An assessment of school buildings in the Le Mars Community School District has led the school board to concentrate on improvements to the district’s three elementary schools.  Superintendent Dr. Steven Webner says two of the three buildings, Clark and Franklin, need extensive upgrades.


The board also considered options for those buildings.


A community input team is sifting through the building assessments and what to do about them.  They will make recommendations to the board to help them a final decision on school building improvements.



The Sioux County Sheriff’s Office is asking for the public’s help in their investigation of a motor vehicle accident that occurred late Monday night on K18, five miles west of Rock Valley, IA.

16 year old Wyatt Timmer, of Alcester, SD, said he was driving north on K18 when  an unknown make or model pickup traveling southbound on K18 entered his lane, causing him to swerve. Timmer lost control of his vehicle, entered ta ditch and came to rest in a farm field; the other vehicle did not stop at the scene and continued driving southbound.  Timmer was transported by the Rock Valley Ambulance to Hegg Health Center for treatment of minor injuries.

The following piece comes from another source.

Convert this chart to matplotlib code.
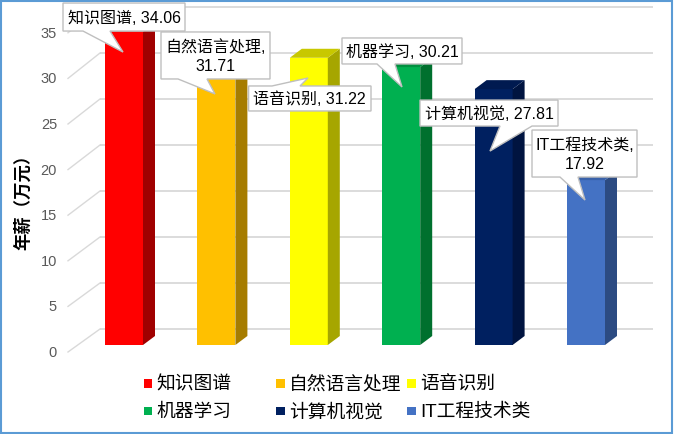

The unknown vehicle is described as a white GM pickup with brighter headlights. Anyone with information of the unknown vehicle is asked to contact the Sioux County Sheriff’s Office.  The sheriff’s office was assisted by the Rock Valley Police Department, Rock Valley Fire Department and Rock Valley Ambulance.



The Iowa Senate has sent the governor a bill to set up state regulations for traffic cameras that generate tickets for speeding. Cities and counties will have to get a traffic camera permit from the Iowa Department of Transportation. Municipalities will have to supply information to justify the speed limit in the area where a camera is placed, along with data about the number and severity of traffic accidents in the area. The fines from traffic camera tickets must be used on law enforcement budgets, plus tickets may only be issued to vehicles caught going at least 10 miles over the speed limit. Legislators have been debating whether to ban or regulate traffic cameras since 2011 and this is the first time the House and Senate have agreed on a plan.



The legislature has passed a bill requiring motorists in Iowa to yield not just to pedestrians in crosswalks, but to bicyclists, skateboarders and people on scooters or in wheelchairs. It expands current state law, which says drivers face criminal charges if they injure or kill a pedestrian in a crosswalk. Representative Jon Dunwell of Newton says it’s important to protect others using a crosswalk to navigate traffic. The bill is headed to the governor’s desk. It passed the House at the end of February on an 84 to eight vote and the Senate approved it unanimously last week. The neighboring states of Nebraska, Minnesota and Illinois have similar laws.